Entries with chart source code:
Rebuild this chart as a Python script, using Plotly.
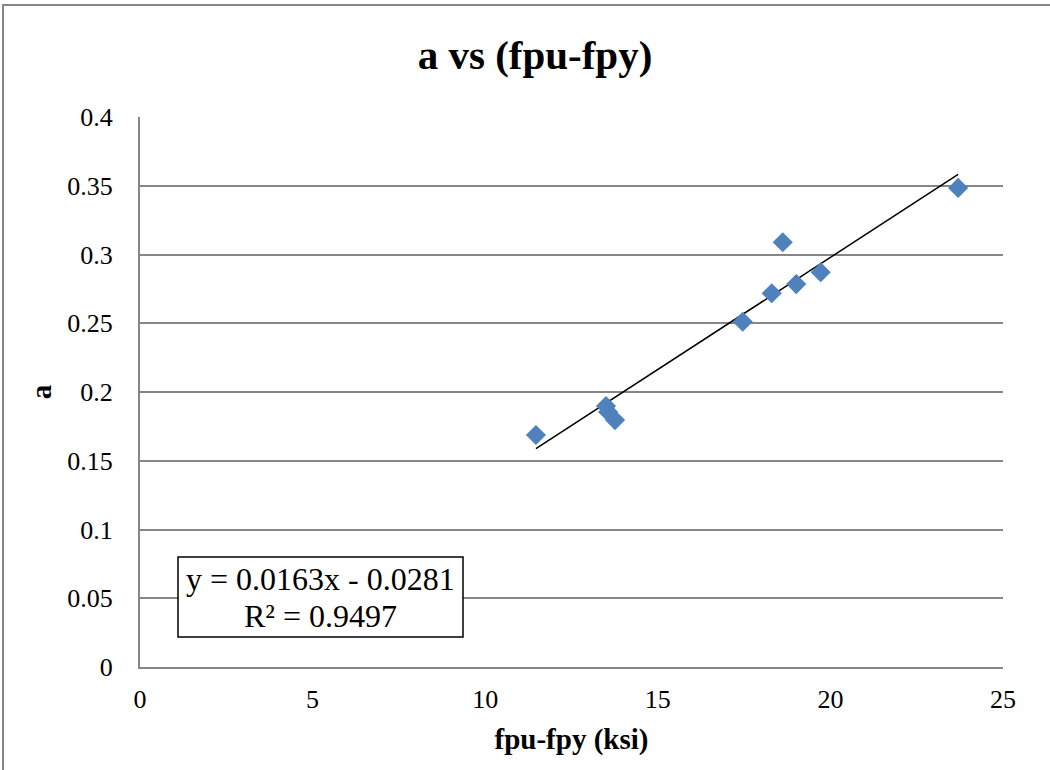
import plotly.graph_objects as go
import numpy as np

# Data
fpu_fpy = [11.47, 13.50, 13.56, 13.76, 17.46, 18.30, 18.62, 19.01, 19.72, 23.70]
a_vals = [0.1687, 0.1898, 0.1855, 0.1796, 0.2511, 0.2718, 0.3089, 0.2785, 0.2871, 0.3484]

slope = 0.0163
intercept = -0.0281
r2 = 0.9497

x_ticks = [0, 5, 10, 15, 20, 25]
y_ticks = [0, 0.05, 0.1, 0.15, 0.2, 0.25, 0.3, 0.35, 0.4]
y_tick_text = ["0", "0.05", "0.1", "0.15", "0.2", "0.25", "0.3", "0.35", "0.4"]

FONT = "Liberation Serif, Times New Roman, serif"

trend_x = np.array([min(fpu_fpy), max(fpu_fpy)])
trend_y = slope * trend_x + intercept

fig = go.Figure()
fig.add_trace(go.Scatter(
    x=trend_x, y=trend_y, mode="lines",
    line=dict(color="black", width=1.5),
    showlegend=False, hoverinfo="skip"))
fig.add_trace(go.Scatter(
    x=fpu_fpy, y=a_vals, mode="markers",
    marker=dict(symbol="diamond", size=15.5, color="#4F81BD", line=dict(width=0)),
    showlegend=False))

fig.update_layout(
    width=1050, height=770,
    margin=dict(l=140, r=47, t=117, b=103),
    paper_bgcolor="white", plot_bgcolor="white",
    font=dict(family=FONT, color="black", size=26),
    title=dict(text="<b>a vs (fpu-fpy)</b>", x=535/1050, xanchor="center",
               y=1 - 55/770, yanchor="middle",
               font=dict(family=FONT, size=41, color="black")),
    xaxis=dict(range=[0, 25], tickvals=x_ticks, showgrid=False, zeroline=False,
               showline=True, linecolor="#868686", linewidth=2, ticks="",
               ticklen=0, ticklabelstandoff=8, tickfont=dict(family=FONT, size=26),
               title=dict(text="<b>fpu-fpy (ksi)</b>", standoff=15,
                          font=dict(family=FONT, size=29))),
    yaxis=dict(range=[0, 0.4], tickvals=y_ticks, ticktext=y_tick_text,
               showgrid=True, gridcolor="#868686", gridwidth=2, zeroline=False,
               showline=True, linecolor="#868686", linewidth=2, ticks="",
               ticklen=0, ticklabelstandoff=20, tickfont=dict(family=FONT, size=26),
               title=dict(text="<b>a</b>", standoff=7,
                          font=dict(family=FONT, size=29))),
)

# trendline equation box
fig.add_shape(type="rect", xref="paper", yref="paper",
              x0=(178 - 140) / 863, x1=(463 - 140) / 863,
              y0=(667 - 637) / 550, y1=(667 - 557) / 550,
              line=dict(color="black", width=1.5), fillcolor="white", layer="above")
eq_lines = [f"y = {slope}x - {abs(intercept)}", f"R² = {r2}"]
for txt, cy in zip(eq_lines, [579, 616]):
    fig.add_annotation(
        xref="paper", yref="paper",
        x=(320 - 140) / 863, y=(667 - cy) / 550,
        xanchor="center", yanchor="middle",
        text=txt, showarrow=False, align="center",
        font=dict(family=FONT, size=32, color="black"))

# outer chart-area border (top and left edges visible)
fig.add_shape(type="path", xref="paper", yref="paper",
              path=f"M {(3-140)/863} {(667-775)/550} L {(3-140)/863} {(667-5)/550} L {(1055-140)/863} {(667-5)/550}",
              line=dict(color="#868686", width=2))

fig.write_html("out.html")
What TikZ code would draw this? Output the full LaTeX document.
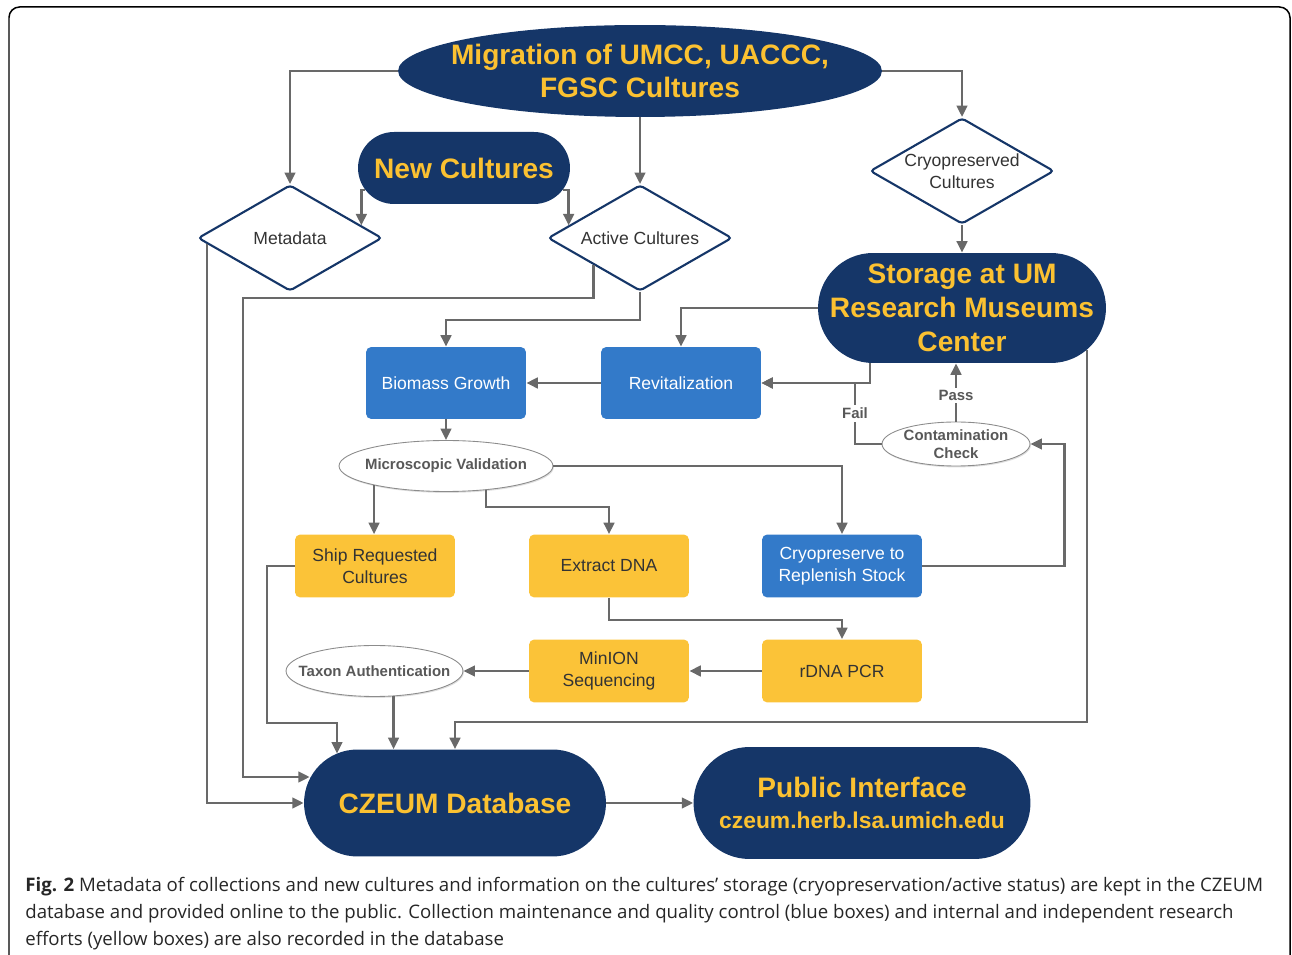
\documentclass[tikz,border=0pt]{standalone}
\usepackage{fontspec}
\setmainfont{Liberation Sans}
\newfontfamily\capfont{Open Sans}
\usepackage{xcolor}
\usepackage{tikz}
\usetikzlibrary{shapes.geometric,arrows.meta,shadows}

\definecolor{navy}{RGB}{21,54,104}
\definecolor{gold}{RGB}{251,193,49}
\definecolor{boxyel}{RGB}{251,195,56}
\definecolor{boxblue}{RGB}{51,122,201}
\definecolor{linegray}{RGB}{105,105,105}
\definecolor{txtgray}{RGB}{51,51,51}
\definecolor{ovalgray}{RGB}{88,88,88}

\begin{document}
\begin{tikzpicture}[x=0.02cm,y=-0.02cm,>={Triangle[length=6.5pt,width=6pt]},
  conn/.style={->,draw=linegray,line width=1.4pt},
  big/.style={fill=navy,text=gold,font=\fontsize{16}{19.3}\selectfont\bfseries,align=center,inner sep=0pt},
  decide/.style={diamond,aspect=1.74,draw=navy,line width=1.2pt,fill=white,rounded corners=2pt,minimum width=3.68cm,minimum height=2.12cm,inner sep=0pt,text=txtgray,font=\fontsize{10}{12.5}\selectfont,align=center},
  task/.style={rectangle,rounded corners=3pt,minimum width=3.2cm,minimum height=1.26cm,inner sep=0pt,align=center,font=\fontsize{10}{12.5}\selectfont},
  bluebox/.style={task,fill=boxblue,text=white},
  yelbox/.style={task,fill=boxyel,text=txtgray},
  oval/.style={ellipse,draw=black!45,line width=0.5pt,fill=white,inner xsep=-0.3cm,inner ysep=0pt,text=ovalgray,font=\fontsize{8.5}{10.2}\selectfont\bfseries,align=center,drop shadow={shadow xshift=0.5pt,shadow yshift=-0.8pt,opacity=0.25}},
  lbl/.style={fill=white,text=ovalgray,font=\fontsize{8.5}{10}\selectfont\bfseries,inner sep=1.5pt}]
\useasboundingbox (0,0) rectangle (1292,955);
\draw[line width=0.85pt,rounded corners=6pt] (9,975) -- (9,7) -- (1290,7) -- (1290,975);

% sources
\node[big,ellipse,inner xsep=-0.5cm,minimum width=9.68cm,minimum height=1.84cm] (mig) at (640,71) {Migration of UMCC, UACCC,\\FGSC Cultures};
\node[big,rectangle,rounded corners=0.72cm,minimum width=4.24cm,minimum height=1.44cm] (newc) at (464,168) {New Cultures};
\node[decide] (meta) at (290,238) {Metadata};
\node[decide] (act) at (640,238) {Active Cultures};
\node[decide] (cryo) at (962,171) {Cryopreserved\\Cultures};
\node[big,rectangle,rounded corners=1.1cm,minimum width=5.76cm,minimum height=2.2cm] (stor) at (962,308) {Storage at UM\\Research Museums\\Center};

% maintenance
\node[bluebox,minimum height=1.44cm] (bio) at (446,383) {Biomass Growth};
\node[bluebox,minimum height=1.44cm] (rev) at (681,383) {Revitalization};
\node[oval,minimum width=4.28cm,minimum height=1.02cm] (micro) at (446,466) {Microscopic Validation};
\node[oval,minimum width=2.96cm,minimum height=0.88cm] (cont) at (956,444) {Contamination\\Check};
\node[yelbox] (ship) at (375,566) {Ship Requested\\Cultures};
\node[yelbox] (extr) at (609,566) {Extract DNA};
\node[bluebox] (crs) at (842,566) {Cryopreserve to\\Replenish Stock};
\node[oval,minimum width=3.54cm,minimum height=1.02cm] (taxon) at (374.5,671) {Taxon Authentication};
\node[yelbox] (minion) at (609,671) {MinION\\Sequencing};
\node[yelbox] (rdna) at (842,671) {rDNA PCR};

% outputs
\node[big,rectangle,rounded corners=1.07cm,minimum width=6.04cm,minimum height=2.14cm] (db) at (455,803) {CZEUM Database};
\node[big,rectangle,rounded corners=1.12cm,minimum width=6.74cm,minimum height=2.24cm] (pub) at (862,803) {Public Interface\\[-2pt]{\fontsize{13}{15}\selectfont czeum.herb.lsa.umich.edu}};

% connectors
\draw[conn] (mig.west) -| (meta.north);
\draw[conn] (mig.east) -| (cryo.north);
\draw[conn] (mig.south) -- (act.north);
\draw[conn] ([shift={(7,22)}]newc.west) -| (meta.10);
\draw[conn] ([shift={(-7,22)}]newc.east) -| (act.170);
\draw[conn] (cryo.south) -- (stor.north);
\draw[conn] (meta.184) |- (db.west);
\draw[conn] (act.south west) |- (243,298) |- ([shift={(6,-26)}]db.west);
\draw[conn] (act.south) -- ++(0,28) -| (bio.north);
\draw[conn] (stor.west) -| (rev.north);
\draw[conn] ([shift={(-92,0)}]stor.south) |- (rev.east);
\draw[conn] (rev.west) -- (bio.east);
\draw[conn] (bio.south) -- (micro.north);
\draw[conn] (cont.west) -- (855,444) -- node[lbl]{Fail} (855,383) -- (rev.east);
\draw[conn] (cont.north) -- node[lbl,pos=0.45]{Pass} (cont.north |- stor.south);
\draw[conn] (crs.east) -- ++(142,0) |- (cont.east);
\draw[conn] (micro.east) -| (crs.north);
\draw[conn] (micro.195) -- (micro.195 |- ship.north);
\draw[conn] (micro.-31) -- ++(0,17) -| (extr.north);
\draw[conn] (extr.south) -- ++(0,22) -| (rdna.north);
\draw[conn] (rdna.west) -- (minion.east);
\draw[conn] (minion.west) -- (taxon.east);
\draw[conn] (taxon.-53) -- (taxon.-53 |- db.north);
\draw[conn] (ship.west) -| (267,723) -| ([shift={(-118,-49.5)}]db.center);
\draw[conn] ([shift={(125,42)}]stor.center) -- ++(0,372) -| (db.north);
\draw[conn] (db.east) -- (pub.west);

% caption
\begin{scope}[every node/.style={anchor=base west,inner sep=0pt,text=black!85,font=\capfont\fontsize{10.6}{12}\selectfont}]
\node (cap1) at (25,891) {\textbf{Fig. 2} Metadata of collections and new cultures and information on the cultures’ storage (cryopreservation/active status) are kept in the CZEUM};
\node (cap2) at (25,918) {database and provided online to the public. Collection maintenance and quality control (blue boxes) and internal and independent research};
\node (cap3) at (25,945) {efforts (yellow boxes) are also recorded in the database};
\end{scope}
\end{tikzpicture}
\end{document}
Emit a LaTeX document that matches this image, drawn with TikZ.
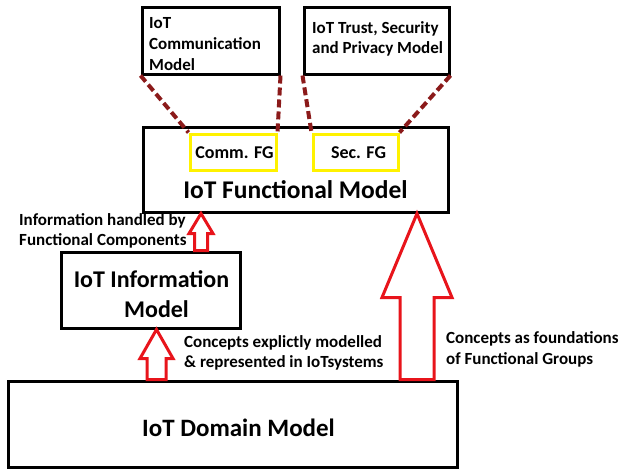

Objective: Exactly reproduce the run of lines from the start of the listing through the line with "r2 = 0.9497", inclusive; pictures are not copied.

Output for this task:
Rebuild this chart as a Python script, using Plotly.
import plotly.graph_objects as go
import numpy as np

# Data
fpu_fpy = [11.47, 13.50, 13.56, 13.76, 17.46, 18.30, 18.62, 19.01, 19.72, 23.70]
a_vals = [0.1687, 0.1898, 0.1855, 0.1796, 0.2511, 0.2718, 0.3089, 0.2785, 0.2871, 0.3484]

slope = 0.0163
intercept = -0.0281
r2 = 0.9497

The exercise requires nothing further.